Chances are, the market barometer you most often hear about is the Dow Jones Industrial Average. Every evening, the Dow’s ups or downs are soberly reported as if they reflect something important.
A recent online article noted that the 37-year-old index only reflects the performance of 30 U.S. multinational companies, and it doesn’t even reflect their average performance. The companies with higher share prices count more in the performance numbers, so that when a company’s stock enjoys a price surge, it makes up a bigger part of the index.
This can make for some interesting differences between actual market performance and underlying valuation. The Goldman Sachs brokerage firm recently reported a $224.41 share price, which accounted for 1,537 of the Dow’s total points. By comparison, General Electric, which has a $146 billion larger market cap, only accounted for 185 Dow points with its $27.02 share price.

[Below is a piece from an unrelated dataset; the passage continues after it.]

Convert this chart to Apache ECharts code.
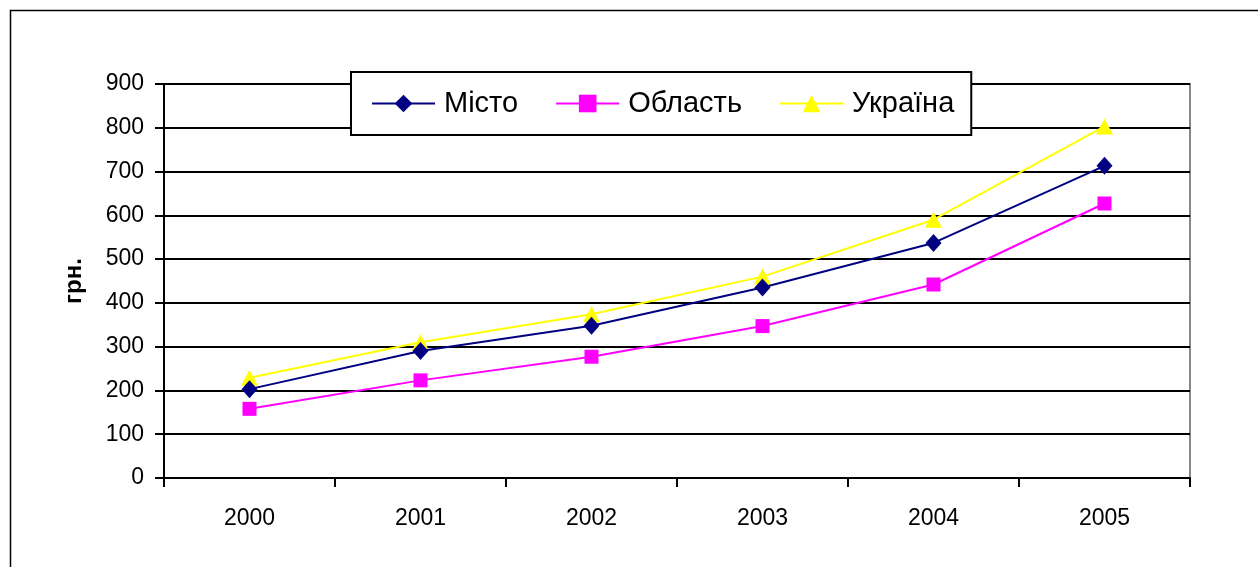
<!DOCTYPE html>
<html><head><meta charset="utf-8">
<script src="https://cdn.jsdelivr.net/npm/echarts@6/dist/echarts.min.js"></script>
<style>html,body{margin:0;padding:0;background:#fff}#c{width:1258px;height:567px}</style>
</head><body><div id="c"></div>
<script>
const years = ['2000','2001','2002','2003','2004','2005'];
const misto = [203, 290, 348, 435, 537, 713];
const oblast = [158, 223, 277, 347, 442, 627];
const ukraina = [229, 310, 374, 460, 590, 803];
const yTicks = [0, 100, 200, 300, 400, 500, 600, 700, 800, 900];

const chart = echarts.init(document.getElementById('c'));
const FONT = 'Liberation Sans, Arial, sans-serif';
chart.setOption({
  animation: false,
  backgroundColor: '#fff',
  graphic: [{type:'rect', shape:{x:10.5,y:10.5,width:1300,height:600}, style:{fill:'none', stroke:'#000', lineWidth:1.5}, z:-1}],
  grid: {left:164, right:68, top:84, bottom:89, show:true, borderColor:'#888', borderWidth:2, backgroundColor:'transparent'},
  legend: {
    left: 351, top: 72, padding:[17, 17, 17, 20],
    backgroundColor:'#fff', borderColor:'#000', borderWidth:2,
    itemWidth: 63, itemHeight: 22, itemGap: 37,
    textStyle: {fontFamily: FONT, fontSize: 29, color:'#000', padding:[2,0,0,4]},
    data: ['Місто','Область','Україна']
  },
  xAxis: {
    type:'category', data: years, boundaryGap:true,
    axisLine:{lineStyle:{color:'#000', width:2}},
    axisTick:{show:true, length:9, lineStyle:{color:'#000', width:2}},
    axisLabel:{fontFamily:FONT, fontSize:23, color:'#000', margin:29}
  },
  yAxis: {
    type:'value', min:0, max:900, interval:100,
    name:'грн.', nameLocation:'middle', nameGap:78, nameRotate:90,
    nameTextStyle:{fontFamily:FONT, fontSize:24, fontWeight:'bold', color:'#000'},
    axisLine:{show:true, lineStyle:{color:'#000', width:2}},
    axisTick:{show:true, length:9, lineStyle:{color:'#000', width:2}},
    axisLabel:{fontFamily:FONT, fontSize:23, color:'#000', margin:20,
      formatter: v => yTicks.includes(v) ? String(v) : ''},
    splitLine:{show:true, lineStyle:{color:'#000', width:2}}
  },
  series: [
    {name:'Місто', type:'line', data:misto, symbol:'diamond', symbolSize:[16,18],
     itemStyle:{color:'#000080'}, lineStyle:{color:'#000080', width:2}, z:4},
    {name:'Область', type:'line', data:oblast, symbol:'rect', symbolSize:14,
     itemStyle:{color:'#FF00FF'}, lineStyle:{color:'#FF00FF', width:2}, z:3},
    {name:'Україна', type:'line', data:ukraina, symbol:'triangle', symbolSize:[17,16],
     itemStyle:{color:'#FFFF00'}, lineStyle:{color:'#FFFF00', width:2}, z:2}
  ]
});
</script></body></html>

With only 30 stocks, the Dow doesn’t come close to representing the U.S. business market. Based on its closing price on June 29, the total market capitalization of the companies in the index was about $6.37 trillion, compared with $21.8 trillion for the stocks that make up the S&P 500. The Dow has no representation in the utilities and real estate sectors. The Dow doesn’t include Alphabet (parent company of Google) or Amazon.com, Facebook, Berkshire Hathaway or Alibaba Group. With the S&P 500 you get a more realistic look at what’s happening across the entire spectrum of the U.S. marketplace.
In terms of how it reflects the market, the Dow was an extremely important index in the days of the rotary phone. In today’s digital age, it has become a historic novelty. It’s time to proclaim the S&P 500 as the market barometer for larger American companies.